Keempat, pengelolaan sumber daya alam. Ini mesti dilakukan dengan tetap menjaga prinsip keseimbangan alam. Kelima, menjaga sumber daya manusia. Ini tak kalah penting dan berkorelasi langsung, menjaga manusia berarti juga menjaga alam.
Keenam, berlaku baik terhadap alam. Termasuk di dalamnya segenap makhluk hidup atau benda mati sekalipun yang ada di bumi. Ketujuh, menghindari perusakan.
Bentuk dari pemeliharaan alam menurut Islam adalah menjaganya dari kerusakan akibat apapun, termasuk kejahilan manusia dan kedelapan, menjaga keseimbangan alam.
Alam diciptakan dengan ekosistemnya yang seimbang dan dengan takaran yang proporisonal.
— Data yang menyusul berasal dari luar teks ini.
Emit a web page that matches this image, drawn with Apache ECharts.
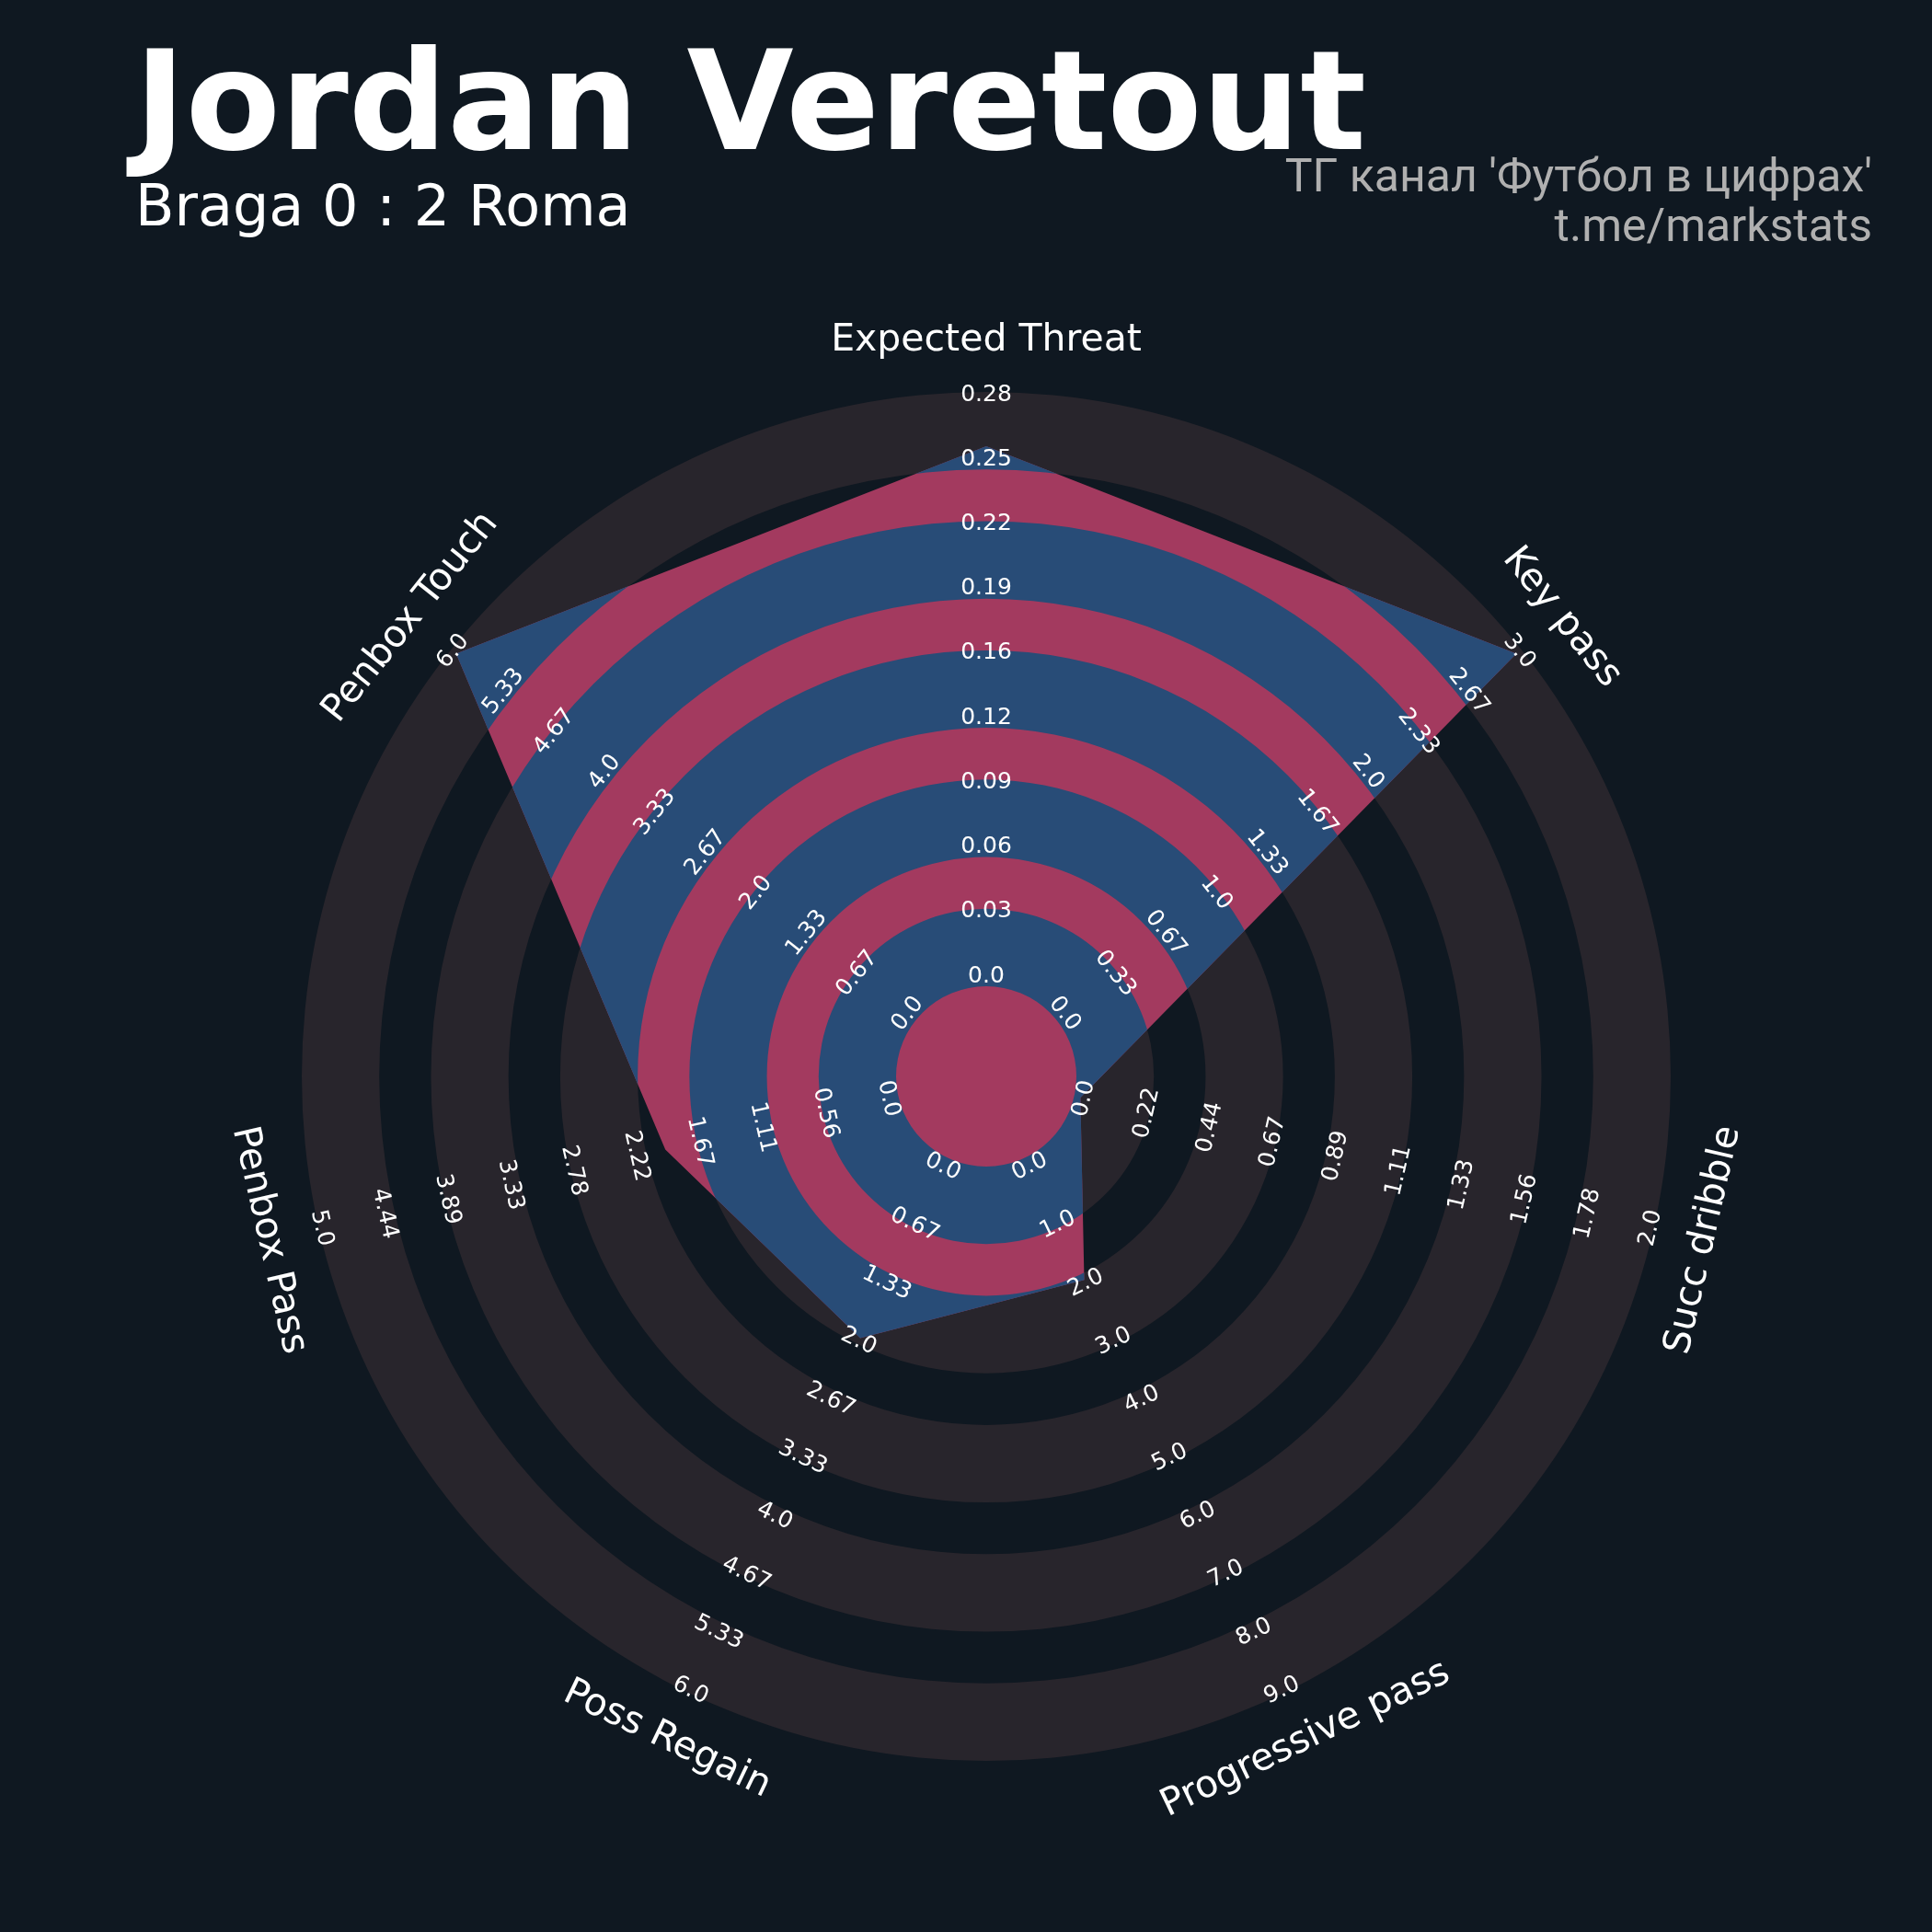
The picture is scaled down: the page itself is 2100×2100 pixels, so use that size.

Ini harus dijaga keseimbangannya.
Qaradhawi memberikan contoh bagaimana semestinya fikih lingkungan ini bisa diterapkan dalam kehidupan sehari-hari. Dan, umat Islam harus tampil sebagai garda terdepan. Misalnya, perilaku pemanfaatan kita terhadap air.
Seringkali pendayagunaan air, kata Sekjen Ulama Internasional ini, tidak optimal dan bahkan di banyak kesempatan cenderung eksploitatif. Hal ini tidak bisa dibiarkan dan harus dicegah. Pasalnya, berbeda dengan kekayaan bumi atau alam lainnya, air bersifat surut dan tidak bisa dibudidayakan.
Ia menegaskan jika pemakaian yang tak tepat guna dan konsumsi berlebihan tetap terjadi, maka tak mustahil, krisis air pun akan terjadi. “Dan Kami turunkan air dari langit menurut suatu ukuran; lalu Kami jadikan air itu menetap di bumi, dan sesungguhnya Kami benar-benar berkuasa menghilangkannya.” (QS. al-Mu’minuun [23] : 18).
Di sinilah letak hikmah, mengapa Rasulullah SAW dalam sebagian riwayat pernah mengingatkan Saad bin Abi Waqash, agar berwudhu dengan air secukupnya. Tidak usah berlebih. Sekalipun berada di lokasi dengan air yang melimpah. Ini sebagai bentuk upaya menjaga keseimbangan alam. Mendayagunakan potensinya, tanpa harus berlebihan, sesuai porsinya. Sebab, alam diciptakan sistem yang harmoni dan proporsional. Sementara tugas manusia adalah menjaga keseimbangan itu.